‘Going to become a strategic acquirer of companies’: PE-backed MiQ gets on the acquisition trail
Programmatic specialist MiQ has just bought an ad tech vendor. But it’s already on the lookout for more.
Private equity dollars tend to have that sort of effect. MiQ got a dose of it over the summer and wasted little time putting it to work when the company snapped up audience platform AirGrid earlier this month.
It’s a deal that’s very much of the moment, especially because any business that sits somewhere between an advertiser and a publisher like MiQ is at risk of being disintermediated as third-party addressability gets blunter. AirGrid — and others like it — help avoid that fallout because they help businesses plug that gap. They allow the likes of MiQ to monetize and scale the one, surefire alternative to increasingly ephemeral third-party data — publisher owned data.

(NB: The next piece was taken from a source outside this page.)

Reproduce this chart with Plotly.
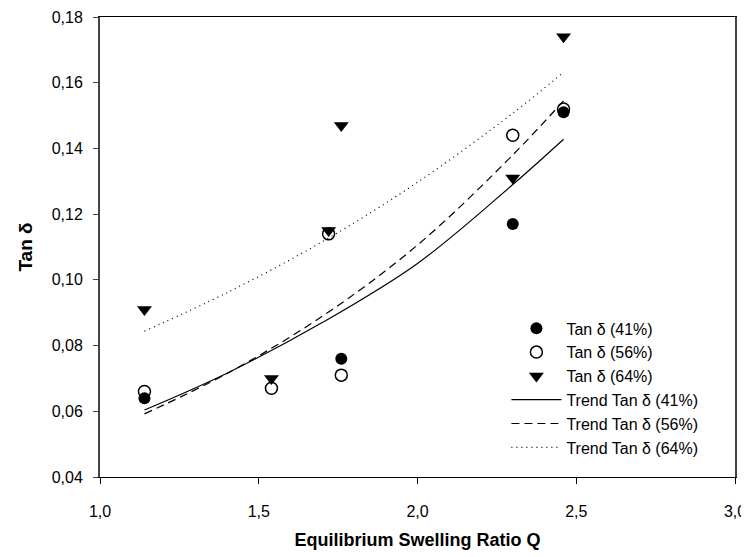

But with the market in a state of flux, one deal isn’t going to solve all that ails any business. Where it can, MiQ seems intent to buy growth — quite the turn for a business that’s now worth around $900 million on the back of organic growth alone.
“The exciting thing for me is that I think MiQ is going to become a strategic acquirer of companies,” said Gurman Hundal, global executive chairman and co-founder of the business, who was speaking at an event hosted by investment firm First Party Capital earlier this week. “It’s great that we’ve got an organic growth strategy that can double or triple the business but imagine what we could do if we had really smart inorganic growth. That’s going to help us remain relevant for years to come.”
In other words, every downturn benefits someone. The last big one in 2008 that unraveled the ads businesses of the original online gatekeepers in Yahoo, Microsoft and AOL paved the way for Google and Facebook to cement their presence and in doing so fuelled the growth of the ad tech sector. Add it all up and it’s not hard to see why Hundal is positive about his own company’s prospects throughout this downturn.
“Whatever happens with the economy, programmatic ad spending will grow, certainly with TV dollars coming into the space,” said Hundal. “There’s a lot of headway in every market.”
Those headways are so big that he can’t countenance the idea of any market, or region or category within them, that is not being in growth for the business.
“One of the strategies we have here at MiQ is that everything grows,” said Hundal. “Every country, and every region within it, even every client segment in those locations must grow. The headroom in each one of them is too big for it to be anything but that. We’re going to try and keep on our organic growth plan but also we want to drive an inorganic growth strategy that complements that.”
Talk like this is almost a given considering who MiQ’s private equity backers are. It’s Bridgepoint, which specializes in middle market transactions (that is deals valued at up to $1 billion), with the publicly traded fund’s portfolio already consisting of companies adjacent to ad tech such as Inspire Thinking Group, an entity that helps brands including Heineken and Puma implement multichannel campaigns. Encouraging such assets to work in tandem to improve the portfolio’s overall performance is a tried and tested tactic among private equity investors. That can only be a good thing for the company’s plans to grow organically.
On the flipside, it’s pretty clear how Bridgepoint will help MiQ grow beyond new business accounts. A source with direct knowledge of Bridgepoint’s investment priorities previously explained to Digiday the PE outfit’s preference for “tech-enabled services” companies, especially those that can accelerate a given asset’s expansion beyond their European origins.
“It’s the fact that they are more efficient and have better results than the others … they like the business services side because that is agnostic of the tech solution [such as cookies],” added the source who further indicated that any potential acquisition that can help MiQ operate within the increasingly fragmented digital media landscape is likely to strike a chorus with Bridgepoint’s existing investment strategy.
Put another way: Dealmaking in ad tech isn’t dead. But rainmakers are having to work a lot harder. Chalk it up to a bunch of things: There’s the simple fact that this slowdown is the consequence of a bumper two years. The tap of free cash that fueled that spending at a time of low interest rates has been turned off. However, tough economic conditions tend to also lower valuations and boost the number of companies open to a sale. This is great news for any business that’s backed by private equity.
“As always, scale matters, particularly during tougher times where larger companies are better able to weather the storm,” said Kurt Donnell, CEO of ad tech vendor Freestar. “Smaller companies that have built an amazing product but not yet scaled revenue typically feel the pain of economic downturns more drastically. As a result, larger companies can often find great acquisition targets during such times which can be a win for both parties.”